- Data shown
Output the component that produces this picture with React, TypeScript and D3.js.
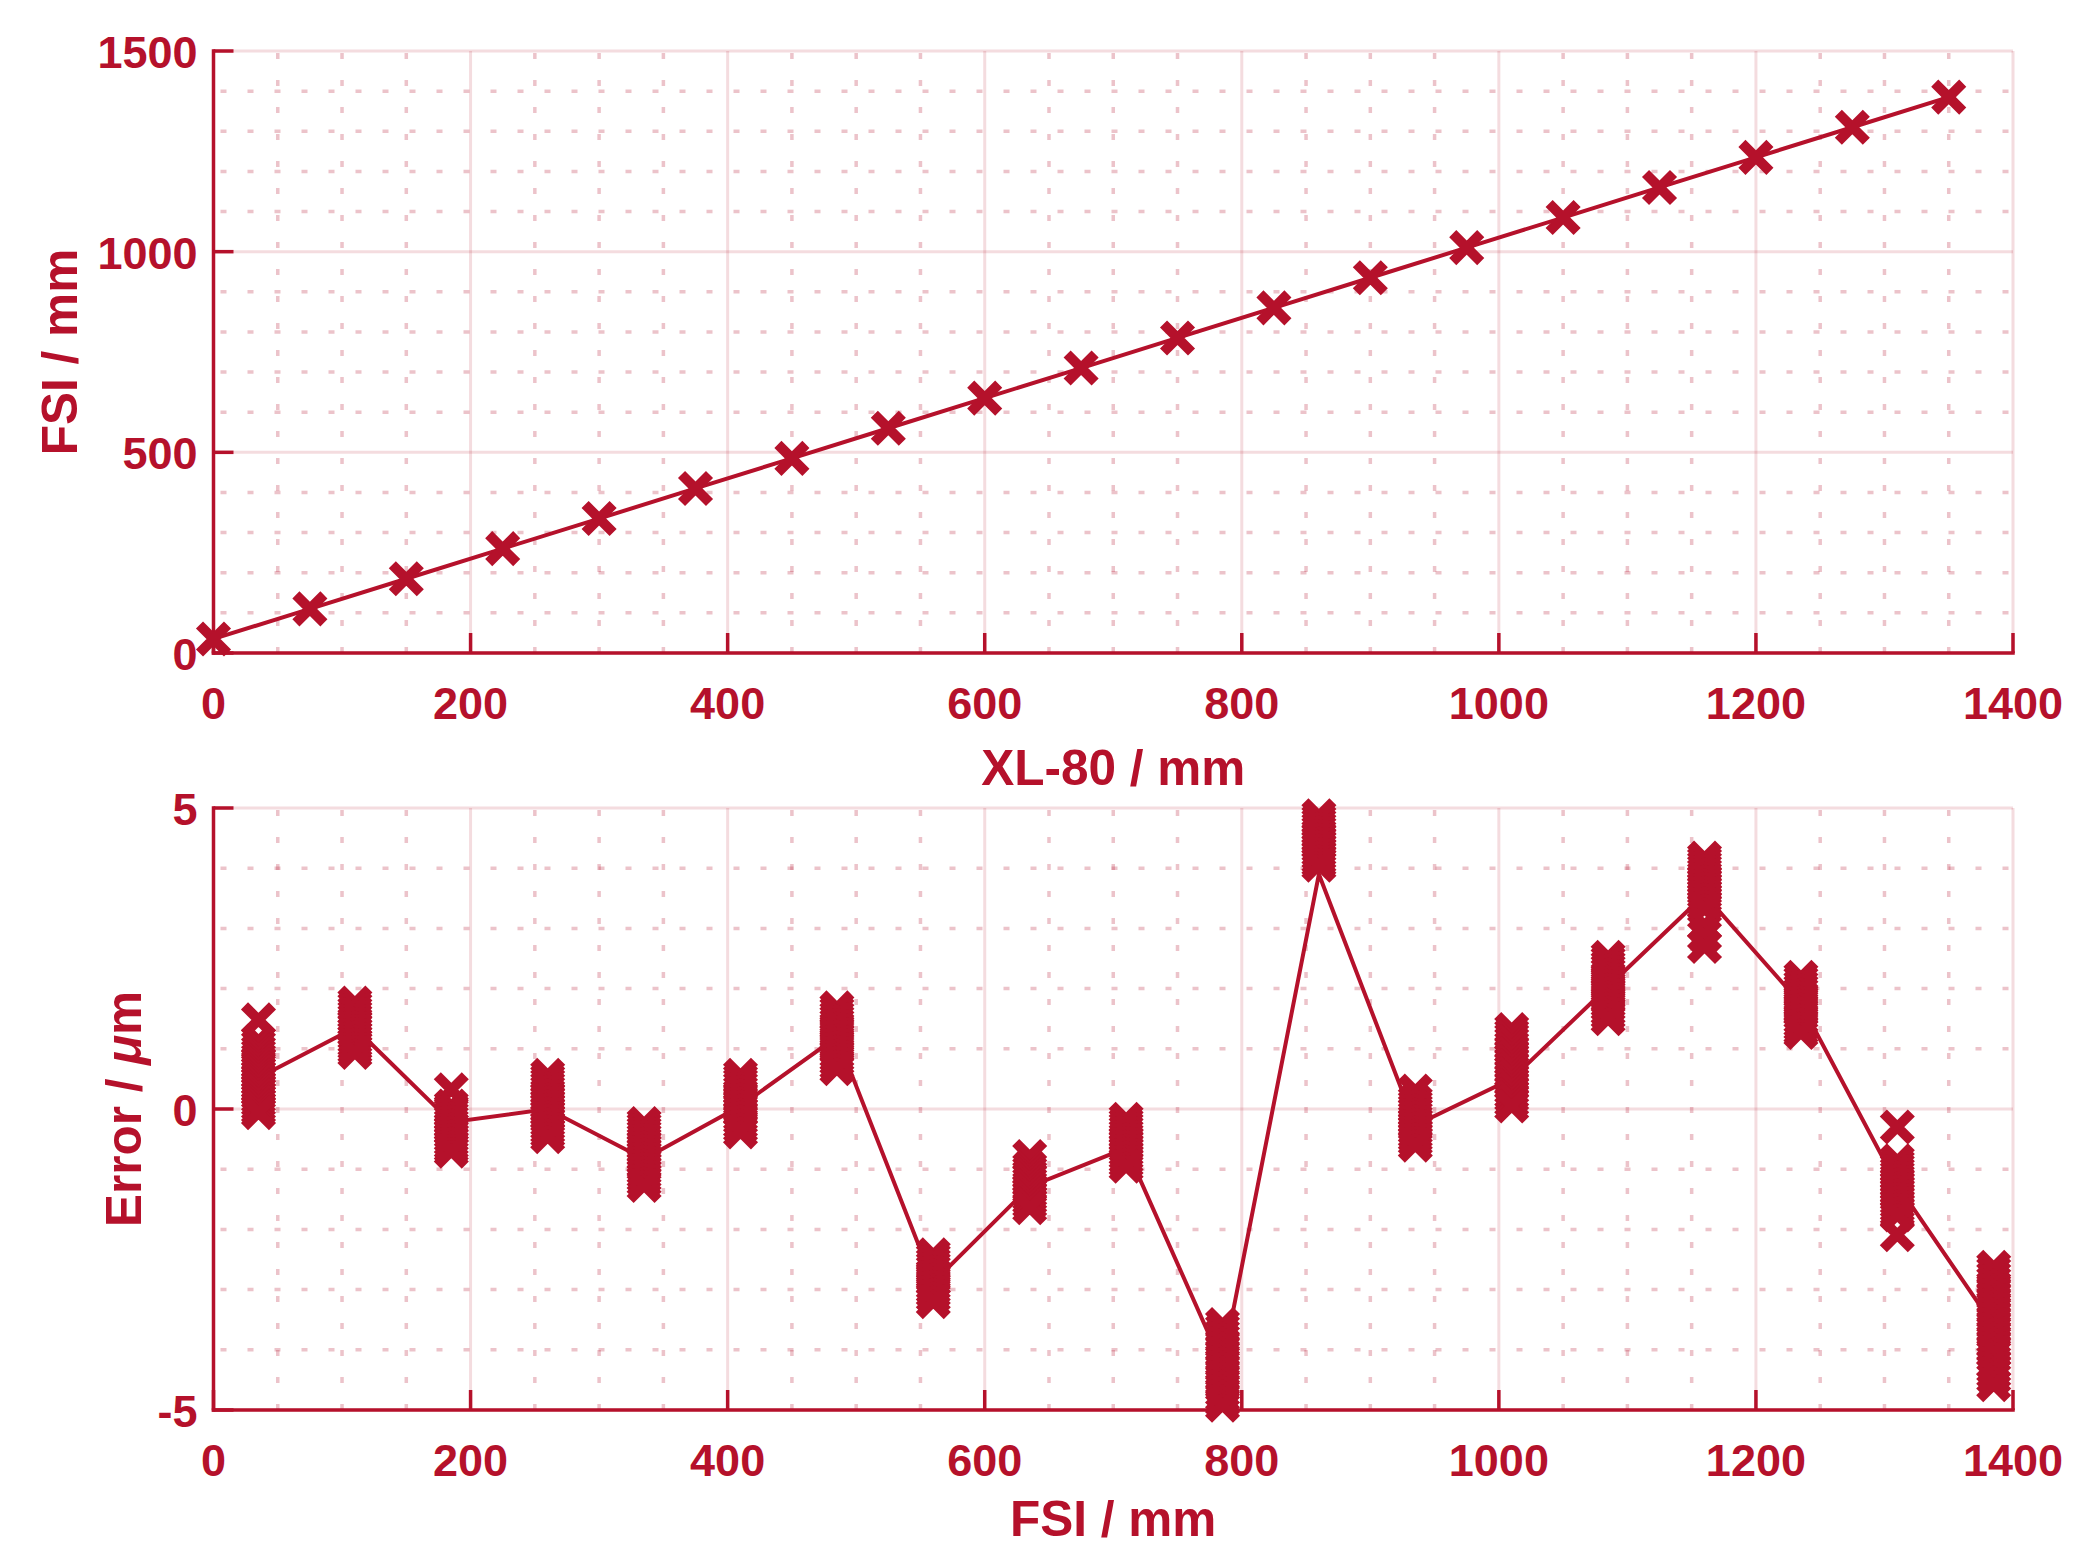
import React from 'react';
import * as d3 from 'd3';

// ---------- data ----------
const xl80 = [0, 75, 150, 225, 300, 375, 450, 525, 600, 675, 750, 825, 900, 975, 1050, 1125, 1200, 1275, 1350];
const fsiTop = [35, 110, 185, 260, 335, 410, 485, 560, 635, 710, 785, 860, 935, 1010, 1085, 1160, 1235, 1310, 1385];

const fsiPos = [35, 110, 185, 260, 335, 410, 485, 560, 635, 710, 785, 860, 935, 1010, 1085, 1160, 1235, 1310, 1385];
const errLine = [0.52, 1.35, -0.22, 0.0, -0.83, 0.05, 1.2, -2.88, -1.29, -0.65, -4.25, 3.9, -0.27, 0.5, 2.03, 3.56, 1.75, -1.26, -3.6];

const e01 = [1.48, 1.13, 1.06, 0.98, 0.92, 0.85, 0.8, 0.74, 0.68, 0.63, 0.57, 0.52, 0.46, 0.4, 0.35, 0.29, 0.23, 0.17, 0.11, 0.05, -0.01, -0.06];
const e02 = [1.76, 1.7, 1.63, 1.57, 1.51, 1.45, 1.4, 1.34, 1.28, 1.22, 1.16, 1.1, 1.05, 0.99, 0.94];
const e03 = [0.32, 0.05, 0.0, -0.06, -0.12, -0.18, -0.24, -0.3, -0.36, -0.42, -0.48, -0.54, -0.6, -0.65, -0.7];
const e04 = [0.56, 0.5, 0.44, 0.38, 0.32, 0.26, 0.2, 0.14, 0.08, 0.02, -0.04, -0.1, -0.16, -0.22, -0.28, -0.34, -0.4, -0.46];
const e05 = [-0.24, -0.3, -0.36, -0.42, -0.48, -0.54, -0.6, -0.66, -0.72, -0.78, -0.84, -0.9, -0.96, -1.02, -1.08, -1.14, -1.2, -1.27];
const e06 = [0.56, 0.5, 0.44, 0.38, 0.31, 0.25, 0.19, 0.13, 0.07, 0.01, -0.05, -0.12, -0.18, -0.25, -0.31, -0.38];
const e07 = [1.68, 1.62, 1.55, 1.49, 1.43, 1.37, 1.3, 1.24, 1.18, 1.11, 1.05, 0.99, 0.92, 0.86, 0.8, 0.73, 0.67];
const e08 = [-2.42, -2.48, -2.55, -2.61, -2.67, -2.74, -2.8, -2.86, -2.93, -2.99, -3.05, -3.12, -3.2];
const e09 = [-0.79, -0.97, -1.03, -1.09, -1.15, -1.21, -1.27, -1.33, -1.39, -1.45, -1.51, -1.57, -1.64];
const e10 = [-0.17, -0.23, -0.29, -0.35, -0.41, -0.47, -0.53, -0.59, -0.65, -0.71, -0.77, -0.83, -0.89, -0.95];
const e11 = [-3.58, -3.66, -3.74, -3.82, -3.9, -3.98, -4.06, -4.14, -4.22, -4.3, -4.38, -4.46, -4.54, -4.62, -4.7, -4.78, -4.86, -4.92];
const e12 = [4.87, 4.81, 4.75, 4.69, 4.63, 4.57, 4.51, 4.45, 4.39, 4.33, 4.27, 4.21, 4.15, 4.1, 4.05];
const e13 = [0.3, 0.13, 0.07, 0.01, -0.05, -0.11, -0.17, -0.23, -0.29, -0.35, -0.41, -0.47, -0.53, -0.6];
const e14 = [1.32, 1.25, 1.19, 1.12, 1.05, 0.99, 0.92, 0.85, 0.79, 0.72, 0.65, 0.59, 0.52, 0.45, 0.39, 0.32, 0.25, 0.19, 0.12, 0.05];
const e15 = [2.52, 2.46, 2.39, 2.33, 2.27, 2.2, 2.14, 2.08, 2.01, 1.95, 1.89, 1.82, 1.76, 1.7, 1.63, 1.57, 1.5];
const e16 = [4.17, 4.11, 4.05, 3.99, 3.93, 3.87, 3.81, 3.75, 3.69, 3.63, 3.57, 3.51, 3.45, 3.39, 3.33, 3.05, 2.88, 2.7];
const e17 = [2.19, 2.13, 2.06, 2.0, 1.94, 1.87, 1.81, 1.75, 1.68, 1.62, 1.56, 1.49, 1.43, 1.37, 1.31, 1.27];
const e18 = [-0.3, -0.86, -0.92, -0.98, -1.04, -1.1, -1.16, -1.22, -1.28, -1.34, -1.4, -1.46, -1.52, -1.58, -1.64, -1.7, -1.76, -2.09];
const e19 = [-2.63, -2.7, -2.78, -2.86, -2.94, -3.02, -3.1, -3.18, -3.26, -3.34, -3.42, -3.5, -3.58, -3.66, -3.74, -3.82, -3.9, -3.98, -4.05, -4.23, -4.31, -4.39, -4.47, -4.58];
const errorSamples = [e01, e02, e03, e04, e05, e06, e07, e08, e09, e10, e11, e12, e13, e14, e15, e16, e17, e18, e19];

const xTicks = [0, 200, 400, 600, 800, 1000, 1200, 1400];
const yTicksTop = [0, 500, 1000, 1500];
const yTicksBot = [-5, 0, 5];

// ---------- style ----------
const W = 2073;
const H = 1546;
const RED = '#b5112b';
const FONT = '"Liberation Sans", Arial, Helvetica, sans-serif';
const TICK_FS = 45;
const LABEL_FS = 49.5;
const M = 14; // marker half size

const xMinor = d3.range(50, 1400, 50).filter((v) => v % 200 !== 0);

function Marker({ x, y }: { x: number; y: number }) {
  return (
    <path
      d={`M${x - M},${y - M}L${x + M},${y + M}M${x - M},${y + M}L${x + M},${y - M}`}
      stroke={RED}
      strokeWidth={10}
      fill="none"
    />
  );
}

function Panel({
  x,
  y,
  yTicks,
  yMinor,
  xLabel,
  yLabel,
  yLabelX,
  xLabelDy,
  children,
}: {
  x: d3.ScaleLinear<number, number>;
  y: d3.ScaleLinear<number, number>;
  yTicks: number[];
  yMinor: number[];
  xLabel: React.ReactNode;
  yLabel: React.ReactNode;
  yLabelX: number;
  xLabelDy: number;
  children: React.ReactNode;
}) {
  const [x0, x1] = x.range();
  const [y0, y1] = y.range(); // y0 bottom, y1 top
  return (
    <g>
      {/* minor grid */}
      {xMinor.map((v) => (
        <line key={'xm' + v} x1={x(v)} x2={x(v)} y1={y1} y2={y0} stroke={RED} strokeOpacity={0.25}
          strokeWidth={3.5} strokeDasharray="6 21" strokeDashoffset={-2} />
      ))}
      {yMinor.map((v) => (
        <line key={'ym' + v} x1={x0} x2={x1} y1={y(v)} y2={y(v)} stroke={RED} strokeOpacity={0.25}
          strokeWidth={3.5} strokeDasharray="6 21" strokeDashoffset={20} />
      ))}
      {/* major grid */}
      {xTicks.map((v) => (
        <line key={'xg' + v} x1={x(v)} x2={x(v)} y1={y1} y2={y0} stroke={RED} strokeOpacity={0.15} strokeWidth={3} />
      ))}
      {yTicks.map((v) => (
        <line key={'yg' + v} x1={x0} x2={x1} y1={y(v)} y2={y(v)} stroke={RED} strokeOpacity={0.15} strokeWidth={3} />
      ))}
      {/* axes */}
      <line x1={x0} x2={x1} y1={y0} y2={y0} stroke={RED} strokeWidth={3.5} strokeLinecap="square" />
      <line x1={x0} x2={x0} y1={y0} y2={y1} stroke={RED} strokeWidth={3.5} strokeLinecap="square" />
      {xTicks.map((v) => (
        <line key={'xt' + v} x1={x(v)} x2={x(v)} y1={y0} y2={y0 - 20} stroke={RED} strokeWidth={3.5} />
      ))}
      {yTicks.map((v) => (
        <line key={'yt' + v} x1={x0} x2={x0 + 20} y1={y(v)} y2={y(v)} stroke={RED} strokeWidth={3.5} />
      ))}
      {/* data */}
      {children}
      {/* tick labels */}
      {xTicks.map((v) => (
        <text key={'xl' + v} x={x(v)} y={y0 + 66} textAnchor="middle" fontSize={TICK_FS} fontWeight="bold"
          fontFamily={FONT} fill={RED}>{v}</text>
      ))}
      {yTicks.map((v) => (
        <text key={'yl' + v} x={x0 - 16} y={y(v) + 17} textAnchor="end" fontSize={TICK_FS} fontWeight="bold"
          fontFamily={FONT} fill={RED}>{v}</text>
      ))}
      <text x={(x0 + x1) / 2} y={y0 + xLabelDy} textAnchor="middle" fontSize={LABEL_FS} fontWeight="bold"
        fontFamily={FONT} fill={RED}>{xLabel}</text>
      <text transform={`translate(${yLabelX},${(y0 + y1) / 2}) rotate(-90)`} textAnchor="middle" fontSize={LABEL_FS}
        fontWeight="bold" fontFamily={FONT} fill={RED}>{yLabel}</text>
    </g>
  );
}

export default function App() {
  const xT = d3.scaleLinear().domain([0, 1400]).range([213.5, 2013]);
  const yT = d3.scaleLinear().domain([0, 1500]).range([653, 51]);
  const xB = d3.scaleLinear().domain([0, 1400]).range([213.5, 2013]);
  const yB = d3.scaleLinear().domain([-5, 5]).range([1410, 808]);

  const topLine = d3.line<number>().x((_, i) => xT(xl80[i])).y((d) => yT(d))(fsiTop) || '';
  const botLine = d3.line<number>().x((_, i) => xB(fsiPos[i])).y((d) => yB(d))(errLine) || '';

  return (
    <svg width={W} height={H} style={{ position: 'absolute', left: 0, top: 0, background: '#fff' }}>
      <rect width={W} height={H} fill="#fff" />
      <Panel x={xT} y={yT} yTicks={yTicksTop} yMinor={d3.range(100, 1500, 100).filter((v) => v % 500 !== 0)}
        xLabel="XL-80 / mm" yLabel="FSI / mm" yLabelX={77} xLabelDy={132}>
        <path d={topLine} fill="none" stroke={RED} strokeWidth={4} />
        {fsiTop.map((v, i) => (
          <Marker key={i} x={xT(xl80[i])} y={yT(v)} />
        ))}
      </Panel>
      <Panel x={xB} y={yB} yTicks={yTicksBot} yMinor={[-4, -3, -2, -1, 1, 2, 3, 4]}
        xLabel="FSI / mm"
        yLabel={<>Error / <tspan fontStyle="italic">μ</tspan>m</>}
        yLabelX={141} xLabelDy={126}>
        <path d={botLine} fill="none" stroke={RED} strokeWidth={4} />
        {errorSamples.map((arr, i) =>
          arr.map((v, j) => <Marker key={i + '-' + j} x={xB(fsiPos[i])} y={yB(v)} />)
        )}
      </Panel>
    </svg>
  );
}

- What is being asked
Without the pictures, please reproduce each line of the listing above exactly, from the first one through the line bearing "import * as d3 from 'd3';".

- Response for this exercise
Output the component that produces this picture with React, TypeScript and D3.js.
import React from 'react';
import * as d3 from 'd3';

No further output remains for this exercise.